> Stated exercise
Restate the opening lines of the material below word for word, stopping after the line that contains "Chart.register(...registerables);".

[Figure scripts]
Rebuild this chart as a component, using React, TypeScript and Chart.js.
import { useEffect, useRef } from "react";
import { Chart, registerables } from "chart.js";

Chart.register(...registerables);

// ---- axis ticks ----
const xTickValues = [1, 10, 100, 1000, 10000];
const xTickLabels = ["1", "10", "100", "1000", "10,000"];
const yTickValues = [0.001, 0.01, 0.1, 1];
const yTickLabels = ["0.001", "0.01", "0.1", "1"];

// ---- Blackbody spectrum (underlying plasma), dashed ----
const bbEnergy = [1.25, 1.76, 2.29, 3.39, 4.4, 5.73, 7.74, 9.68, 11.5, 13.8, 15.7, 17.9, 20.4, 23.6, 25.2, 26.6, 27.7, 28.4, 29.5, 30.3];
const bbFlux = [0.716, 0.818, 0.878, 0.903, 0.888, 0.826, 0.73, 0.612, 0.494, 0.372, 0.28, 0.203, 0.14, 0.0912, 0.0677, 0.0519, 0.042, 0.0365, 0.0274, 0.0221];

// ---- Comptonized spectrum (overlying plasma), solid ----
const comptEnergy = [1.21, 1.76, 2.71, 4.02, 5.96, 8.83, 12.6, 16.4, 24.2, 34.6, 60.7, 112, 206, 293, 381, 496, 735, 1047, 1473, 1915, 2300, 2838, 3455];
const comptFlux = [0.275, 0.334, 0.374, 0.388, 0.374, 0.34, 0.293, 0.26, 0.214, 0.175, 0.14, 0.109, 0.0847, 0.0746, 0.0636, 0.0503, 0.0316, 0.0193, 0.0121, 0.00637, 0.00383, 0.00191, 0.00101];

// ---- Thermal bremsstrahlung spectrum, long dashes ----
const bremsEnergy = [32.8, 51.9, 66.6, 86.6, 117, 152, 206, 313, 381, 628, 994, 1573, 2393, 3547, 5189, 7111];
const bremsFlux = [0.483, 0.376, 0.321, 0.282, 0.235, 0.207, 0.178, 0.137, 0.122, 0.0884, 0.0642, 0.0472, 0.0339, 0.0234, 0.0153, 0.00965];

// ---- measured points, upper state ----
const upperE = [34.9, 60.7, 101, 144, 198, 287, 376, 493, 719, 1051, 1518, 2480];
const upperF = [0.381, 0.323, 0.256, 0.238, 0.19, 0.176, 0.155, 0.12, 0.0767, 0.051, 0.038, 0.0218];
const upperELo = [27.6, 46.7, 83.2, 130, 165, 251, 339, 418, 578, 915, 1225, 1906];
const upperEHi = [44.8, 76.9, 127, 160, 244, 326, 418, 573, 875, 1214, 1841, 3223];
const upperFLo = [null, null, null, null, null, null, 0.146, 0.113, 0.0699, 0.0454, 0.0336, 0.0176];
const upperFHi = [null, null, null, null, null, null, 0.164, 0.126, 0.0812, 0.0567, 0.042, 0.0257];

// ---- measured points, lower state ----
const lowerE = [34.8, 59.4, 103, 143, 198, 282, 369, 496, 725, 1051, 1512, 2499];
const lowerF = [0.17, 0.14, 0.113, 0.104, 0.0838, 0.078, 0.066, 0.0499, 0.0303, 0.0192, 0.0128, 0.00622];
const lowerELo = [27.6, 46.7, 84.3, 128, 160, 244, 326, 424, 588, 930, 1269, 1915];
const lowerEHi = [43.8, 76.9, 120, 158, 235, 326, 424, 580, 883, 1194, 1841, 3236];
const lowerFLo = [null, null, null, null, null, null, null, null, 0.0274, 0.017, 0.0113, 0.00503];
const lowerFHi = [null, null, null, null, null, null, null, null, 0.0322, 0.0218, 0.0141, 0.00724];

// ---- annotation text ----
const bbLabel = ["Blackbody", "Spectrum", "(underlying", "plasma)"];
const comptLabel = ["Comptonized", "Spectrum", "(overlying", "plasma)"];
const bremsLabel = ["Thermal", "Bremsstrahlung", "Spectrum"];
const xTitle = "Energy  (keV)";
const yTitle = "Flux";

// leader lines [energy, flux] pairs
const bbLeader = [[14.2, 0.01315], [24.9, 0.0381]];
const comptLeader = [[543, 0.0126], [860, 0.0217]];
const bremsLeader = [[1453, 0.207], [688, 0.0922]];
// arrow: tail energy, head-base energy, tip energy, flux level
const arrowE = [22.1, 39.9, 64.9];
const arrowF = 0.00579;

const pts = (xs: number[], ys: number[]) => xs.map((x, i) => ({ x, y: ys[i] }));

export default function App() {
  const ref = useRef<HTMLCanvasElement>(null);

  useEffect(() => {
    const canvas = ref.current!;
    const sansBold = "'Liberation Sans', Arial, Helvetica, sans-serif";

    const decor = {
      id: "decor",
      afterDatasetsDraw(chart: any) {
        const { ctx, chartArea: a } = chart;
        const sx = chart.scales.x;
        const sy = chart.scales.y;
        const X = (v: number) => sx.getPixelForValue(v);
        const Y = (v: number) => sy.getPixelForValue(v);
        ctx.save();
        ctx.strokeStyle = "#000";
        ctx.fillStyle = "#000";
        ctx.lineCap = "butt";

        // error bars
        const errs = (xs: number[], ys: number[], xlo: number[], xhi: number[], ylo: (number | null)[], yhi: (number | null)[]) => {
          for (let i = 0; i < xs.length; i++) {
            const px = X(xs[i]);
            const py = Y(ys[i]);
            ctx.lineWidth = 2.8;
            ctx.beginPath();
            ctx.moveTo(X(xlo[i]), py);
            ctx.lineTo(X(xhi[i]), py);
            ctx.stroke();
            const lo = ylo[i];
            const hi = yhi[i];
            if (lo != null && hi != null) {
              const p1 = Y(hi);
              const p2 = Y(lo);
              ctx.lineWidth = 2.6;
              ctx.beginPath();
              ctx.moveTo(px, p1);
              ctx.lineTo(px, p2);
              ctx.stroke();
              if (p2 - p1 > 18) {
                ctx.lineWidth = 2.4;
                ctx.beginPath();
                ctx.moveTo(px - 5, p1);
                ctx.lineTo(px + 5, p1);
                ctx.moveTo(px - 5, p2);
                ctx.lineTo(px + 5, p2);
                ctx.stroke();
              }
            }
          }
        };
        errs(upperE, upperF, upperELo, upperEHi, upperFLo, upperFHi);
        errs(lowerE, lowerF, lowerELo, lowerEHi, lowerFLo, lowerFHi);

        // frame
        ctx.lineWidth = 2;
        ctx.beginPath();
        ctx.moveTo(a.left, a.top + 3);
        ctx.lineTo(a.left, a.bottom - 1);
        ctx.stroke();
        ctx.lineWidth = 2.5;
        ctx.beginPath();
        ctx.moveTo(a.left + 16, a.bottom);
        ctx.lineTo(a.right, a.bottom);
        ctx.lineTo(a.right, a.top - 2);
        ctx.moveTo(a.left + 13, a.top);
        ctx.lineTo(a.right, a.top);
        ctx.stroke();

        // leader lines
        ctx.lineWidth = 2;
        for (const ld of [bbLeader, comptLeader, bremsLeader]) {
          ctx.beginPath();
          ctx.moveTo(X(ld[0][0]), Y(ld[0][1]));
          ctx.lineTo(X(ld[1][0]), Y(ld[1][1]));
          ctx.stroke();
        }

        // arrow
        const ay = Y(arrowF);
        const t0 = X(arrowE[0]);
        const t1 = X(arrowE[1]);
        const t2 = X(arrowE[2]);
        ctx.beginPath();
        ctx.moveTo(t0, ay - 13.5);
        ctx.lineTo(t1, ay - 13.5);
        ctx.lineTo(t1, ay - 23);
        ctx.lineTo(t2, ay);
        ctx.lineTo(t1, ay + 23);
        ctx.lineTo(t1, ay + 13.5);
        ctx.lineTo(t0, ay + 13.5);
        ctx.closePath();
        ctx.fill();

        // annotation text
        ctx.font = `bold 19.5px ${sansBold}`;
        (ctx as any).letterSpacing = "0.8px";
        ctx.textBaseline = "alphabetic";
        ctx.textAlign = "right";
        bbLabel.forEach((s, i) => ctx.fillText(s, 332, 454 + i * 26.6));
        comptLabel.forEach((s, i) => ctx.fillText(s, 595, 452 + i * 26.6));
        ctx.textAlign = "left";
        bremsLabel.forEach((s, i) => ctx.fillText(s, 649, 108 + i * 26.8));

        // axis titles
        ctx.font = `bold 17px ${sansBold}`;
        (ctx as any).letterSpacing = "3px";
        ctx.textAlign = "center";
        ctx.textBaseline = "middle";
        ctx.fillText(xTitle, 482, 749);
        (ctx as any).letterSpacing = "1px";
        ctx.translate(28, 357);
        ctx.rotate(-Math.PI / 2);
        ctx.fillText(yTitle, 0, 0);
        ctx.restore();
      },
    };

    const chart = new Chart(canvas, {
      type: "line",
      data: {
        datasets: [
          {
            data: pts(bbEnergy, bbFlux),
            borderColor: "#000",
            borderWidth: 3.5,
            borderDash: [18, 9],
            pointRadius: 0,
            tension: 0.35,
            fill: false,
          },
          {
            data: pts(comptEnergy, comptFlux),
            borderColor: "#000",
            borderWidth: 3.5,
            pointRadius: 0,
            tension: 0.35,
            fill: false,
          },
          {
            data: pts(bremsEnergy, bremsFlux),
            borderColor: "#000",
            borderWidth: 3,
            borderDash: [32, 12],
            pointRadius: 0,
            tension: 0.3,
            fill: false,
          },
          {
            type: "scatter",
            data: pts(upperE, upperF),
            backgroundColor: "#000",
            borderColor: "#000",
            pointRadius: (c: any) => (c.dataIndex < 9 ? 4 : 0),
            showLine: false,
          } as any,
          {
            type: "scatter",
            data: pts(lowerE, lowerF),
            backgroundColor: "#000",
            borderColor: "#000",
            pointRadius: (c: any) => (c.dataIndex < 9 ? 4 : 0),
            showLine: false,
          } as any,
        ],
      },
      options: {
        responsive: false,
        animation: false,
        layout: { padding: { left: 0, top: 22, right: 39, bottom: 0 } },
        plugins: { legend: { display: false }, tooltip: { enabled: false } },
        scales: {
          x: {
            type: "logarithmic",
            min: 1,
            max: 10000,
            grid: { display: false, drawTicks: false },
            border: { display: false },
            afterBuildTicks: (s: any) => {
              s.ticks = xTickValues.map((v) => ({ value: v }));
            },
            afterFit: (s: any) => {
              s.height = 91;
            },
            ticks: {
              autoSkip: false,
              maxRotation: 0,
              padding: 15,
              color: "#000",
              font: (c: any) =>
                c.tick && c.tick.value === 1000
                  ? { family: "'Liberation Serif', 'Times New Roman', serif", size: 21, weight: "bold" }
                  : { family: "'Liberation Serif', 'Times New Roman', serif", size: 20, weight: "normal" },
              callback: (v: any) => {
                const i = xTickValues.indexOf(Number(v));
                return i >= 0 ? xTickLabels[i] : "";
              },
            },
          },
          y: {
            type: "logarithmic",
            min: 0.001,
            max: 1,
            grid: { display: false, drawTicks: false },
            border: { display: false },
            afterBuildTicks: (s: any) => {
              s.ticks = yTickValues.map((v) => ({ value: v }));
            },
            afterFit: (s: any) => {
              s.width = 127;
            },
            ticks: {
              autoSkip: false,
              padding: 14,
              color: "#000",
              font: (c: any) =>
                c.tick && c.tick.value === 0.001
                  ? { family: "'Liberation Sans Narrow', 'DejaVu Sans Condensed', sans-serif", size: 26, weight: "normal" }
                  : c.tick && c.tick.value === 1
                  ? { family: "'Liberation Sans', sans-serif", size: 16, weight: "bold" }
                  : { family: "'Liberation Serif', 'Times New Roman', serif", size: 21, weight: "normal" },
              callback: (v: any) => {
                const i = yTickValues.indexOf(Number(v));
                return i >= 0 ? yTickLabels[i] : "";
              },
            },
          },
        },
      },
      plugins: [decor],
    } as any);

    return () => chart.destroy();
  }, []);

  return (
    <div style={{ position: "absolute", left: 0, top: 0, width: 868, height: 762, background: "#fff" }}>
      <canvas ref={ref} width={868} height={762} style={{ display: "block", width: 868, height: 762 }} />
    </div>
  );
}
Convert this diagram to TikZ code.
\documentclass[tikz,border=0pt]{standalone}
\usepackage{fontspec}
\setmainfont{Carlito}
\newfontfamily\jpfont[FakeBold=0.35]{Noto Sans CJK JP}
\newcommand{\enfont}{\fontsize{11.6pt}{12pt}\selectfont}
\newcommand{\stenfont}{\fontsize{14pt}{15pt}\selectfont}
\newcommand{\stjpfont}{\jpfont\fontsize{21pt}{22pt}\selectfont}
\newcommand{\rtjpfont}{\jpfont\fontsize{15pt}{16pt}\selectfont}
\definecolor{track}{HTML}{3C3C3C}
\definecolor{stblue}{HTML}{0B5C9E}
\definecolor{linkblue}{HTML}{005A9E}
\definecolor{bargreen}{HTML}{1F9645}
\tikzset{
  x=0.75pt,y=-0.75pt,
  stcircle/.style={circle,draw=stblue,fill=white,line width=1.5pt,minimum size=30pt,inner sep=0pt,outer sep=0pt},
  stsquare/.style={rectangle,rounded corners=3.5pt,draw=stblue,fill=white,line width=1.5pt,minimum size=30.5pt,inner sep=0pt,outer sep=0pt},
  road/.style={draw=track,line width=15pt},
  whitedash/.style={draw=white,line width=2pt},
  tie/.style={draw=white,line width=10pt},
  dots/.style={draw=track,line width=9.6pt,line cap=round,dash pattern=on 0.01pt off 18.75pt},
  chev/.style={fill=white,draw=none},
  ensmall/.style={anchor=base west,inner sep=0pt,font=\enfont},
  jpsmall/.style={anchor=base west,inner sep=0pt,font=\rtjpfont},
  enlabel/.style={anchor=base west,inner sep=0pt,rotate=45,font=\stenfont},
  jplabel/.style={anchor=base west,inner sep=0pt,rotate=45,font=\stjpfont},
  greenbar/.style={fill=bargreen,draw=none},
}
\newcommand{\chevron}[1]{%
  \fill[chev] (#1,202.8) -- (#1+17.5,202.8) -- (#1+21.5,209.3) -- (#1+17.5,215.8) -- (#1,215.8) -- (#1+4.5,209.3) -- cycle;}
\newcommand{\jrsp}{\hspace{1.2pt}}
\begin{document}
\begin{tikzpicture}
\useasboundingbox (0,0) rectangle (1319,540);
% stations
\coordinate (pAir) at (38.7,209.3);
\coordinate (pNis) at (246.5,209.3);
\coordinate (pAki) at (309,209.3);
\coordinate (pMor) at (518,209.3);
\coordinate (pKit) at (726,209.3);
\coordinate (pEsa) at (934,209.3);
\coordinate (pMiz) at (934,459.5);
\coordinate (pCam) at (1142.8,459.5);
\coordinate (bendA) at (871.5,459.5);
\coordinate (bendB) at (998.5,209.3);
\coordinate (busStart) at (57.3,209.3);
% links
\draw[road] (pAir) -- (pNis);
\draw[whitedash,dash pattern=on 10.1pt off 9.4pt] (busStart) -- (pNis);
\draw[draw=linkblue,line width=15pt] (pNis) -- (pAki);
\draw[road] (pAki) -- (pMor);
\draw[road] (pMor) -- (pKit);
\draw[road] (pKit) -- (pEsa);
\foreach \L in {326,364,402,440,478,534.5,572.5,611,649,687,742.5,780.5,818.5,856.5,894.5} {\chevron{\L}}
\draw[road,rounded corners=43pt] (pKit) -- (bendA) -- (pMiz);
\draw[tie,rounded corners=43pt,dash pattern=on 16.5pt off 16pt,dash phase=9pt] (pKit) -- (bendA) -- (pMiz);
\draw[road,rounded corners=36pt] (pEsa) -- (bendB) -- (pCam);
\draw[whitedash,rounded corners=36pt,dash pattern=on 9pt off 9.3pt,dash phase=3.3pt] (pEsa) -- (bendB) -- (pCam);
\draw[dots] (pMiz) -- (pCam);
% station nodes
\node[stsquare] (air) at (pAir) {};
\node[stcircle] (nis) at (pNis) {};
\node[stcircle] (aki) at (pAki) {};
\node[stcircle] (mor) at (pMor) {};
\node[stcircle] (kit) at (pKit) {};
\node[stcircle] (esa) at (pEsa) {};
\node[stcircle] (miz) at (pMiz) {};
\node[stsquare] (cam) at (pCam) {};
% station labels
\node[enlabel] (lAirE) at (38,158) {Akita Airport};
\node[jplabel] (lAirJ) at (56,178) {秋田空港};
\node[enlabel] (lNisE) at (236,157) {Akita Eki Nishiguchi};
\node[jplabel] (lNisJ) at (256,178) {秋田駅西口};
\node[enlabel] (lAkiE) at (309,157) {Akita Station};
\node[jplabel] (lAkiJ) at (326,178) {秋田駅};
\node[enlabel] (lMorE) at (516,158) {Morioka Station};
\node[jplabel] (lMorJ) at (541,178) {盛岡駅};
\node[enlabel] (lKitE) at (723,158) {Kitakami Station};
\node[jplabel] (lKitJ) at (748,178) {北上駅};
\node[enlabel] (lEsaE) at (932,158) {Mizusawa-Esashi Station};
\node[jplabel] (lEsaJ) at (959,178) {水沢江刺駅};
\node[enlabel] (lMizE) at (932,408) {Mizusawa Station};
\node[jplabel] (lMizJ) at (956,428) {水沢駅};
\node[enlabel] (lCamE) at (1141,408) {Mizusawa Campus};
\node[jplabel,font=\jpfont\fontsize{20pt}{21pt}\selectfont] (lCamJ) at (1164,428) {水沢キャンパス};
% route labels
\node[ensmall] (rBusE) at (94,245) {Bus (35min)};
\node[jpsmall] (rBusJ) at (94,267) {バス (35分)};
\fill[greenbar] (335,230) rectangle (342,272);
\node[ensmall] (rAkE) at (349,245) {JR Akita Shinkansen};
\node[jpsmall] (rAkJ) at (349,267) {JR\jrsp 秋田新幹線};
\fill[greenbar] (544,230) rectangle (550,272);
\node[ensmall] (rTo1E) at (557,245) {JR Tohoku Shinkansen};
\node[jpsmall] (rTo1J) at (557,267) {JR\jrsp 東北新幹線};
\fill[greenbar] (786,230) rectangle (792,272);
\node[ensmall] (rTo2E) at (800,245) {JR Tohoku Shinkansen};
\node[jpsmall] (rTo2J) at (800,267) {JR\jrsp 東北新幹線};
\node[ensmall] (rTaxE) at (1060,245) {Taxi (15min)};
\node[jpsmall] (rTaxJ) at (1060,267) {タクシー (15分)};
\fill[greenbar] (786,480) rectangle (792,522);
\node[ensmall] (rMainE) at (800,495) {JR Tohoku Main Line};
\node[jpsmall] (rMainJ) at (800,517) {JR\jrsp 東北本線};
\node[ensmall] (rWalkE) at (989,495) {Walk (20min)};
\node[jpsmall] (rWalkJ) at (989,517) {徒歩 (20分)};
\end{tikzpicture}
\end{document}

> The answer
Rebuild this chart as a component, using React, TypeScript and Chart.js.
import { useEffect, useRef } from "react";
import { Chart, registerables } from "chart.js";

Chart.register(...registerables);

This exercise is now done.